4. When the curry is completely heated through, gently stir in the chopped cilantro, reserving some for garnishing, and more salt if needed. Cover until ready to serve.

Raita Serves: 6-8 Total prep time: 20 min. Ingredients

8 oz. plain yogurt, stirred until smooth 1 tablespoon organic coconut or canola oil ½ -1 tablespoon black mustard seeds 1 teaspoon ground coriander ½ tsp. garam masala ½ teaspoon salt ½ teaspoon ¼ English cucumber, unpeeled and finely diced 3 scallions, thinly sliced, some greens included 1 generous handful cherry tomatoes, quartered ¼ cup cilantro, chopped, and some reserved for garnish

Directions

1. In oil, heat mustard seeds until they pop. Remove from stove, and quickly add coriander and garam masala to fry slightly. Then stir the spice mixture into the yogurt and add the vegetables, salt and sugar.

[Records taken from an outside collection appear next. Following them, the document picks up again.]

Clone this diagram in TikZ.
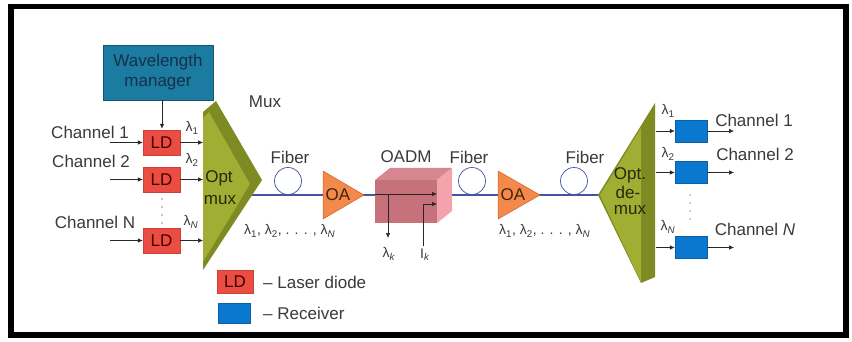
\documentclass[tikz,border=0pt]{standalone}
\usepackage{fontspec}
\setmainfont{Liberation Sans}
\usetikzlibrary{arrows.meta,shapes.geometric}
\definecolor{txt}{HTML}{3A3A3A}
\definecolor{wmfill}{HTML}{1C7BA0}
\definecolor{wmtext}{HTML}{16304A}
\definecolor{ldred}{HTML}{EC4D43}
\definecolor{rxblue}{HTML}{0B78D0}
\definecolor{olivelt}{HTML}{A1AE34}
\definecolor{olivedk}{HTML}{7E8A22}
\definecolor{oaorange}{HTML}{F38A4A}
\definecolor{oaedge}{HTML}{C8602A}
\definecolor{adfront}{HTML}{C7717B}
\definecolor{adtop}{HTML}{D58690}
\definecolor{adside}{HTML}{F3A3AB}
\definecolor{fiber}{HTML}{4454A2}
\tikzset{
  lbl/.style={text=txt, font=\fontsize{17}{19}\selectfont, inner sep=0pt},
  lam/.style={text=txt, font=\fontsize{14}{16}\selectfont, inner sep=0pt},
  ldbox/.style={fill=ldred, draw=ldred!85!black, line width=0.4pt, minimum width=37pt, minimum height=25pt, inner sep=0pt, text=black!75!red, font=\fontsize{17}{19}\selectfont},
  rxbox/.style={fill=rxblue, draw=rxblue!80!black, line width=0.4pt, minimum width=32pt, minimum height=22pt, inner sep=0pt},
  arr/.style={-{Latex[length=5pt,width=4.5pt]}, line width=0.6pt, black!85},
  fib/.style={line width=1.6pt, fiber},
  coil/.style={line width=0.7pt, fiber},
}
\begin{document}
\begin{tikzpicture}[x=1pt,y=-1pt]
\useasboundingbox (0,0) rectangle (852,342);
\fill[white] (0,0) rectangle (852,342);
\draw[line width=5.5pt, black] (11,6.5) rectangle (846,335);

% fiber line
\coordinate (muxout) at (252,195);
\coordinate (dmxin) at (600,195);
\draw[fib] (muxout) -- (dmxin);
% coils
\foreach \cx in {288,472,574}{
  \draw[coil] (\cx,181) circle (13.5);
}
\node[lbl] (fib1) at (290,157) {Fiber};
\node[lbl] (fib2) at (469,157) {Fiber};
\node[lbl] (fib3) at (585,157) {Fiber};

% wavelength manager
\node[fill=wmfill, draw=wmfill!70!black, line width=0.5pt, minimum width=110pt, minimum height=55pt, align=center, text=wmtext, font=\fontsize{17}{20}\selectfont, inner sep=0pt] (wm) at (158,72.5) {Wavelength\\manager};

% LDs
\node[ldbox] (ld1) at (161.5,142.5) {LD};
\node[ldbox] (ld2) at (161.5,179.5) {LD};
\node[ldbox] (ldN) at (161.5,240.5) {LD};
\coordinate (wmarr) at (162,129);
\draw[arr, line width=1pt] (wm.south -| wmarr) -- (wmarr);

\node[lbl] (ch1) at (90,132) {Channel 1};
\node[lbl] (ch2) at (91,161) {Channel 2};
\node[lbl] (chN) at (95,222) {Channel N};
\coordinate (i1) at (110,142.5);
\coordinate (i2) at (110,179.5);
\coordinate (iN) at (110,240.5);
\draw[arr] (i1) -- (ld1.west);
\draw[arr] (i2) -- (ld2.west);
\draw[arr] (iN) -- (ldN.west);
\coordinate (m1) at (203,142.5);
\coordinate (m2) at (203,179.5);
\coordinate (mN) at (203,240.5);
\draw[arr] (ld1.east) -- (m1);
\draw[arr] (ld2.east) -- (m2);
\draw[arr] (ldN.east) -- (mN);
\node[lam] (l1) at (192,128) {λ\textsubscript{1}};
\node[lam] (l2) at (192,160) {λ\textsubscript{2}};
\node[lam] (lN) at (191,222) {λ\textsubscript{\textit{N}}};
\foreach \yy in {199,207,215,223} \fill[txt!60] (162,\yy) circle (0.9);

% mux
\fill[olivedk] (203,112) -- (216,101) -- (262,180) -- (203,270) -- cycle;
\fill[olivelt] (203,118) -- (209,112) -- (250,184) -- (203,262) -- cycle;
\node[lbl, text=black!70!olivedk] (optmux) at (219,178) {Opt};
\node[lbl, text=black!70!olivedk] at (220,200) {mux};
\node[lbl] (mux) at (265,102) {Mux};

% OAs
\filldraw[fill=oaorange, draw=oaedge, line width=0.5pt] (323,171) -- (364,195) -- (323,219) -- cycle;
\node[lbl, text=black!65!oaedge] (oa1) at (338,195) {OA};
\filldraw[fill=oaorange, draw=oaedge, line width=0.5pt] (498,171) -- (540,195) -- (498,219) -- cycle;
\node[lbl, text=black!65!oaedge] (oa2) at (513,195) {OA};

% OADM
\fill[adtop] (375,180) -- (390,168) -- (452,168) -- (437,180) -- cycle;
\fill[adside] (437,180) -- (452,168) -- (452,211) -- (437,223) -- cycle;
\fill[adfront] (375,180) rectangle (437,223);
\node[lbl] (oadm) at (406,157) {OADM};
\coordinate (adin) at (375,194);
\coordinate (adout) at (437,194);
\coordinate (addin) at (437,204);
\coordinate (dropx) at (388,194);
\coordinate (dropend) at (388,238);
\coordinate (addst) at (423,246);
\coordinate (addcorner) at (423,204);
\draw[arr, line width=0.7pt] (adin) -- (adout);
\draw[arr, line width=0.7pt] (dropx) -- (dropend);
\draw[arr, line width=0.7pt] (addst) -- (addcorner) -- (addin);
\node[lam] (lk) at (389,254) {λ\textsubscript{\textit{k}}};
\node[lam] (ik) at (425,255) {I\textsubscript{\textit{k}}};

% lambda lists
\node[lam, anchor=west] (list1) at (244,231) {λ\textsubscript{1}, λ\textsubscript{2}, . . . , λ\textsubscript{\textit{N}}};
\node[lam, anchor=west] (list2) at (499,231) {λ\textsubscript{1}, λ\textsubscript{2}, . . . , λ\textsubscript{\textit{N}}};

% demux
\fill[olivedk] (598,195) -- (655,103) -- (655,277) -- (641,283) -- cycle;
\fill[olivelt] (600,195) -- (641,128) -- (641,282) -- cycle;
\node[lbl, text=black!70!olivedk] (optdm) at (630,175) {Opt.};
\node[lbl, text=black!70!olivedk] at (628,192) {de-};
\node[lbl, text=black!70!olivedk] at (630,210) {mux};

% receivers
\node[rxbox] (rx1) at (691,131) {};
\node[rxbox] (rx2) at (691,172.5) {};
\node[rxbox] (rxN) at (691,247.5) {};
\coordinate (d1) at (656,131);
\coordinate (d2) at (656,172.5);
\coordinate (dN) at (656,247.5);
\coordinate (o1) at (734,131);
\coordinate (o2) at (734,172.5);
\coordinate (oN) at (734,247.5);
\draw[arr] (d1) -- (rx1.west);
\draw[arr] (d2) -- (rx2.west);
\draw[arr] (dN) -- (rxN.west);
\draw[arr] (rx1.east) -- (o1);
\draw[arr] (rx2.east) -- (o2);
\draw[arr] (rxN.east) -- (oN);
\node[lam] (r1) at (668,111) {λ\textsubscript{1}};
\node[lam] (r2) at (668,154) {λ\textsubscript{2}};
\node[lam] (rN) at (668,227) {λ\textsubscript{\textit{N}}};
\foreach \yy in {195,203,211,219} \fill[txt!50] (690,\yy) circle (0.9);
\node[lbl] (och1) at (754,120) {Channel 1};
\node[lbl] (och2) at (755,154) {Channel 2};
\node[lbl] (ochN) at (755,229) {Channel \textit{N}};

% legend
\node[ldbox, minimum width=36pt, minimum height=23pt] (legld) at (235,281.5) {LD};
\node[lbl, anchor=west] (legldt) at (263,282) {– Laser diode};
\node[rxbox, minimum width=32pt, minimum height=20pt] (legrx) at (234,313) {};
\node[lbl, anchor=west] (legrxt) at (263,313) {– Receiver};
\end{tikzpicture}
\end{document}
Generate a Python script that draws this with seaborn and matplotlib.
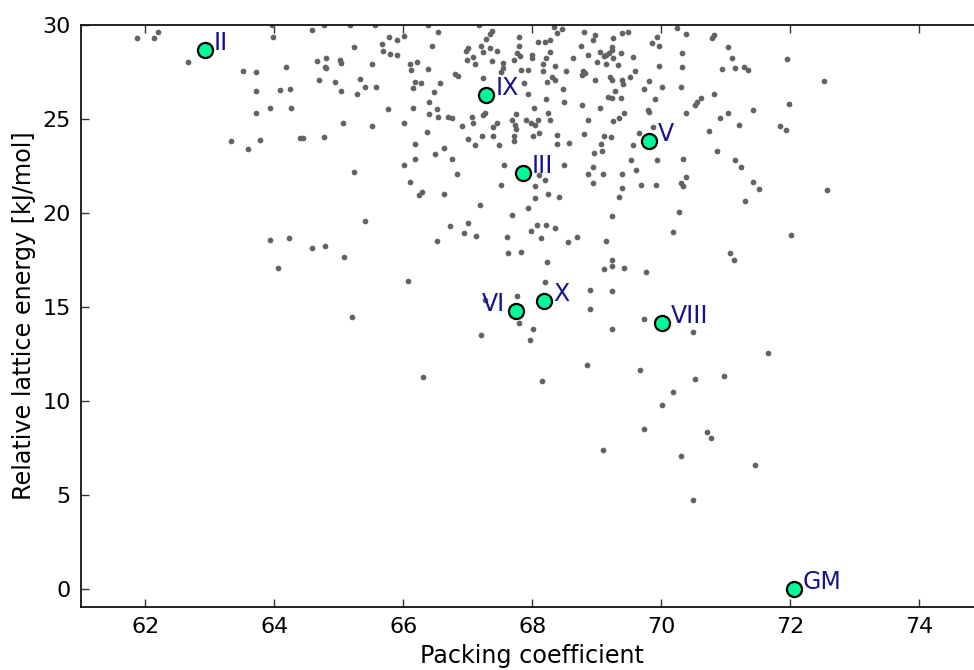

2. Stir in the cilantro and chill until ready to use. Serve with any curry dish…especially if it is a very hot one!

*All spices and the naan can be found easily in any Indian market and at most well-stocked grocery stores. A dosa is an oversized crispy crepe, difficult to make at home, but never to be passed up when found on the menu at an Indian restaurant!


This is a companion discussion topic for the original entry at http://spectrummagazine.org/node/5383

(Mercy triumphs over judgment. James 2:13) #2

Esteemed webEds,
Any chance we could get the secret ingredient identified? This location in the Raita recipe:

½ tsp. garam masala ½ teaspoon salt ½ teaspoon ¼ English cucumber, unpeeled and finely diced.

Thanks.


(Carolyn Parsons) #3

I bet that unidentified 1/2 teaspoon is Sugar.